Meanwhile, in the B-through-D plots, we get to know a lot of the actual Ground Pounders. There’s a nameless bald one who, following his general’s lead, hates aliens enough to try to beat up and/or murder Delenn, considering her sudden humanity an insult to the humans who died in the war. He’s obviously an a-hole, but he wins points for being the first person in the entire series to just come out and say “You have hair. Minbari don’t have hair.” I mean, he’s wrong—half the Minbari men we’ve seen on this series have beards—but at least he said it. We’ve all been thinking it, but the writers have bent over backwards finding bizarre ways to address the hair without actually saying the word ‘hair,’ so it’s nice to see them finally just throw up their hands and say it.

Baldy is stopped by another Gropo named Dodger, who jumps in and defends Delenn and starts a big fist fight. Garibaldi breaks it up, Dodger thinks he’s cute, and she turns the flirting up to 11 until they end up back in his quarters for what Garibaldi doesn’t realize is a no-strings booty call. He freaks out in the middle of the heavy petting, giving a huge speech about how he doesn’t know what to do with his love life, and maybe this thing with Dodger will go somewhere and maybe it won’t, and the whole time Dodger is just rolling her eyes because she’s only here for two days and why is this guy whining about his feelings? She leaves in a huff, not wanting his pity (a perfect line), and Garibaldi presumably learns exactly the wrong lesson about what happens when you treat a woman like a person.

Meanwhile, remember Warren Keffer, the hotshot pilot?

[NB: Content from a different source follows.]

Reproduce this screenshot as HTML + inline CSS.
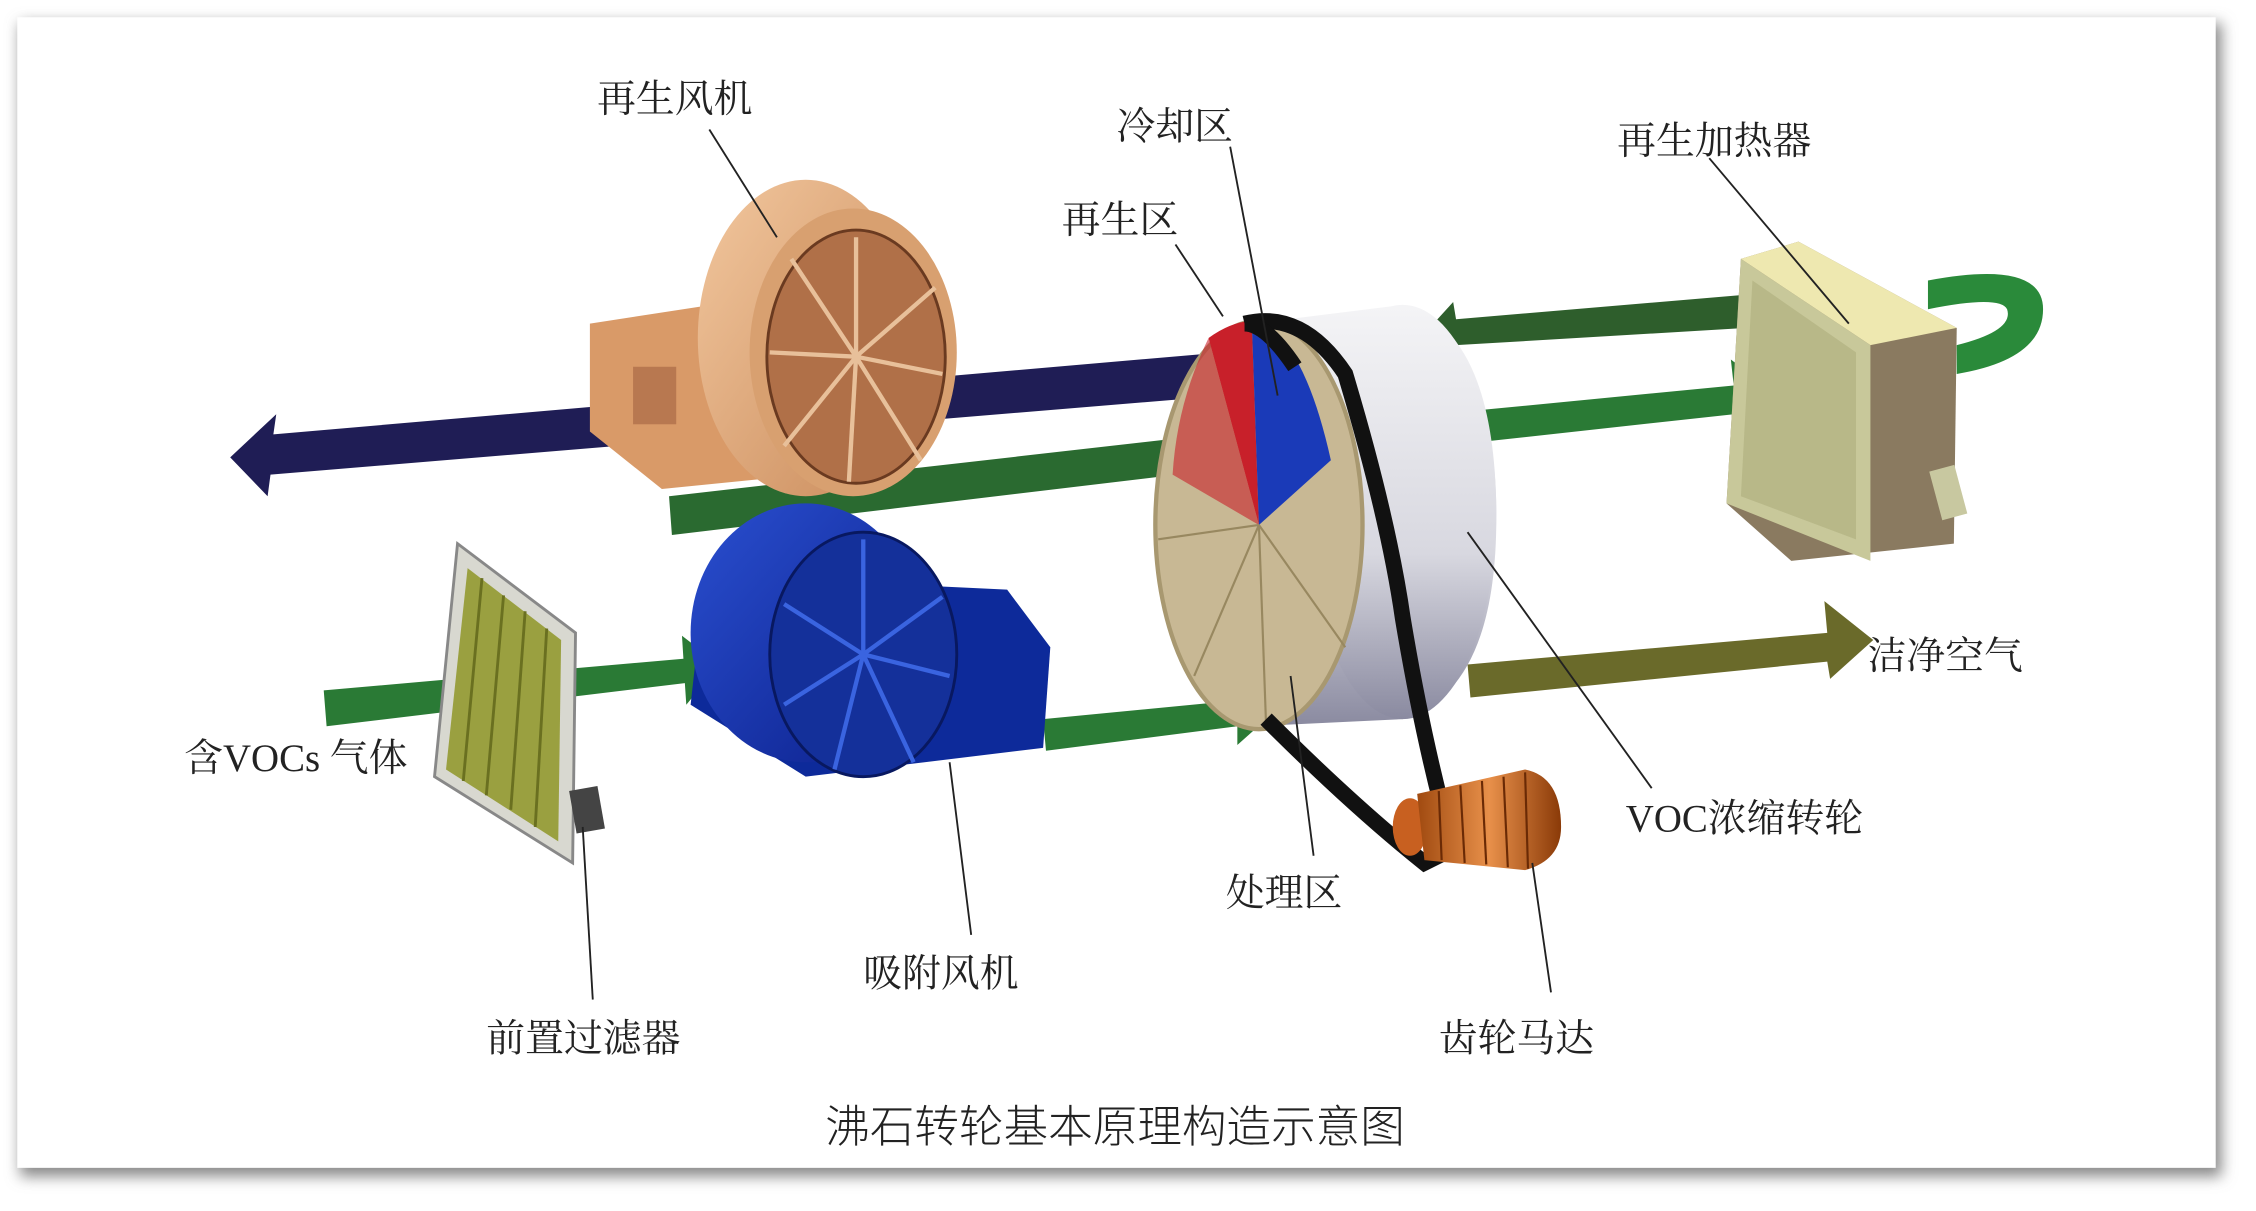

The writers’ room suddenly did, so he’s back again: there’s so little space on this station that Keffer has to share his quarters with a career soldier named Large, who’s been doing this for 30 years, and a newbie named Yang who’s never seen combat. Keffer’s not happy to have learned about this arrangement after Large and Yang are already in his quarters, smoking up the place with stogies, but they’re nice and he’s nice and they have enough common sharing-of-war-stories ground that they become friends. This culminates in a bar scene where Keffer accidentally bumps into Baldy and spills his drink; he offers to buy him a new one, but Baldy hates flyboys almost as much as he hates Minbari, and we get another big brawl scene, kicked off by a guy so eager to swing on a light fixture that he goes straight for it before the fight has even really started. I assume he'd been standing there the whole time, waiting, knowing that as soon as a fight broke out he'd be in a perfect position to swing on that light fixture. His life's purpose is fulfilled, and even Garibaldi and Dodger join in the fun, and then the fight is broken up by the General and his super awesome Sergeant Major, who tell them it's time to ship out.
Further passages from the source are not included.